How do you quantify, monetise or in any way try to value something as intangible as, say, preventing climate change?

This question may seem a bit ridiculous: Who cares? Climate change is a serious problem and we need to do something about it NOW! Yes, and no. The problem is: we live in a world where money does all the talking and, more importantly, any action will cost somebody, somewhere, money.


The essential issue is one of values. An example: Sometimes I treat myself to a grocery delivery from Ocado. When I checkout, it gives me an option for delivery times using little purple trucks (available!) and green trucks (greener! The truck is already in the area!), alongside the cost for each time slot. Sometimes there are only a couple of green slots and they happen to be more expensive (say, £4.50) while there is a purple slot that is cheaper (say, £1.50).

Here, my values come into play.
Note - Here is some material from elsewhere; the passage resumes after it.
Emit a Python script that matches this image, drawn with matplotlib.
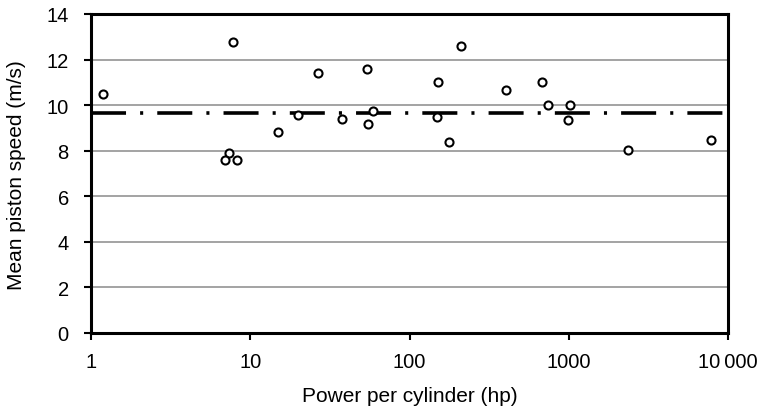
import matplotlib.pyplot as plt
from matplotlib.ticker import FixedLocator, NullLocator

plt.rcParams['font.family'] = ['Liberation Sans', 'DejaVu Sans']

# power per cylinder (hp) and mean piston speed (m/s)
power = [1.19, 7.8, 7.36, 6.98, 8.3, 15.0, 19.9, 26.5, 37.5, 54.3, 54.6, 58.7,
         210, 150, 149.5, 178, 402, 682, 737, 1023, 985, 2370, 7820]
speed = [10.5, 12.78, 7.89, 7.61, 7.61, 8.81, 9.58, 11.42, 9.40, 11.58, 9.16, 9.74,
         12.61, 11.0, 9.49, 8.39, 10.66, 11.0, 10.0, 10.0, 9.33, 8.03, 8.47]
mean_speed = 9.65

xticks = [1, 10, 100, 1000, 10000]
xlabels = ['1', '10', '100', '1000', '10\u2009000']
yticks = [0, 2, 4, 6, 8, 10, 12, 14]

fig = plt.figure(figsize=(7.61, 4.10), dpi=100)
ax = fig.add_axes([91 / 761, 1 - 334 / 410, 637 / 761, 319 / 410])

ax.set_xscale('log')
ax.set_xlim(1, 10000)
ax.set_ylim(0, 14)

for y in yticks[1:]:
    ax.axhline(y, color='#8a8a8a', lw=1.1, zorder=1)

line, = ax.plot([1, 10000], [mean_speed, mean_speed], color='black', lw=2.6,
                zorder=2)
line.set_dashes([9.7, 3.9, 0.85, 3.9])
line.set_dash_capstyle('butt')

ax.plot(power, speed, 'o', ms=5.8, mfc='white', mec='black', mew=1.5, zorder=3,
        clip_on=False)

ax.xaxis.set_major_locator(FixedLocator(xticks))
ax.xaxis.set_minor_locator(NullLocator())
ax.set_xticklabels(xlabels)
ax.set_yticks(yticks)

for s in ax.spines.values():
    s.set_linewidth(2.2)
    s.set_color('black')

ax.tick_params(axis='both', which='major', direction='out', length=5, width=1.5,
               labelsize=14.5, colors='black')
ax.tick_params(axis='y', pad=11)
ax.tick_params(axis='x', pad=8.5)

ax.set_xlabel('Power per cylinder (hp)', fontsize=15, va='center')
ax.set_ylabel('Mean piston speed (m/s)', fontsize=15, va='center')
ax.xaxis.set_label_coords((410 - 91) / 637, (334 - 397) / 319)
ax.yaxis.set_label_coords((17 - 91) / 637, (334 - 175) / 319)

fig.savefig('out.png', dpi=100)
Is it worth £3.00 to go with a ‘greener’ slot? The decision is made more complicated by a few things:

  1. I’m not quite clear what the difference between a purple and green slot is — Is it a matter of a few extra miles or something more substantial?
  2. I also have no idea what type of gas mileage this car gets anyway! Is it an electric car?
  3. How do I ‘value’ the environmental impact of driving a few (or more) fewer miles?


Now, if we compared everyone’s delivery decisions we could start to get a better picture of how much these things are worth to people. Maybe, on average, people will pay £1.00 more for a ‘green’ truck, rather than a ‘purple’ one. Maybe people buying more organic food are more likely to be willing to pay more or people who don’t buy any meat or people who spend over £100 or people making a late-night purchase.

The same type of ‘valuing’ goes on in our daily habits and, in particular, our daily consumption. For instance: choosing between a turkey or falafel sandwich will depend on my values in several areas, including:

  1. Health: How much healthier do I think the falafel sandwich is (if at all)? How much is this added ‘health value’ worth to me?
  2. Cost: Which costs more?
  3. Taste: Which do I think will taste better?
  4. Convenience: Which is easier to get / eat?
  5. Impact: What type of external impacts do I think this food’s production has had on things like animal welfare, the environment, climate change? How much do these impacts matter to me?

I could then do a really complicated equation, something like: Falafel(Health+Taste+Convenience-Impact-Cost) vs. Turkey(H+T+Con-I-Cos). The one with greater value is the one for me!

Obviously, you’re not going to do that. Aside from the fact it would be virtually paralysing, you simply can’t access all the information necessary. How can you really know the impact?  How it was produced?

A note on impact:

Your perception of the impact something has depends on your awareness of the issue, how important the issue is to you and, here’s the tricky part:  Do you think once something’s already been made, the impact is already said and done and the purchaser has no impact? For instance, do you think buying an already-made turkey sandwich will have an impact on the number of turkeys used for food?

Many people say, ‘no’: the turkey sandwich is already made, might as well buy it. The issue is, however, one of supply and demand: by not buying the turkey sandwich, one less sandwich will be needed to replace it and down the line, yes, these purchasing decisions DO have an impact on the number of animals used for food. The store will see they are selling less turkey sandwiches, buy less turkey sandwiches and, eventually, less turkeys are killed. Of course, this is  more complicated with things that are going to be thrown out otherwise or that were already discarded.bakery-793856_1920


So how does all this affect me?

Well, however you want it to. In the modern world, it’s probably nearly impossible to make 100% ethically sound purchases 100% of the time. But, it’s all too easy to ignore the impacts our decisions have just because we can’t see them. But, that doesn’t mean giving up. It does mean thinking about your values and, perhaps, learning a bit more about the impacts of producing different goods (here’s some more info on the impacts of producing turkey sandwiches and other products with animal foods) and, perhaps, trying to live a life as closely aligned with your ethical values as possible.

It also means that we need more information about people’s values of the ‘abstract’. For instance, one study found that people would pay just $0.57 to move a laying hen from a cage to a free range system and just $0.31 to move a pig from a crate to a shelter-pasture system.

Ultimately, what IS  saving the life of a chicken or preventing the suffering of a chicken worth to YOU? What is preventing climate change worth to you, in your daily life?  And, how do you know?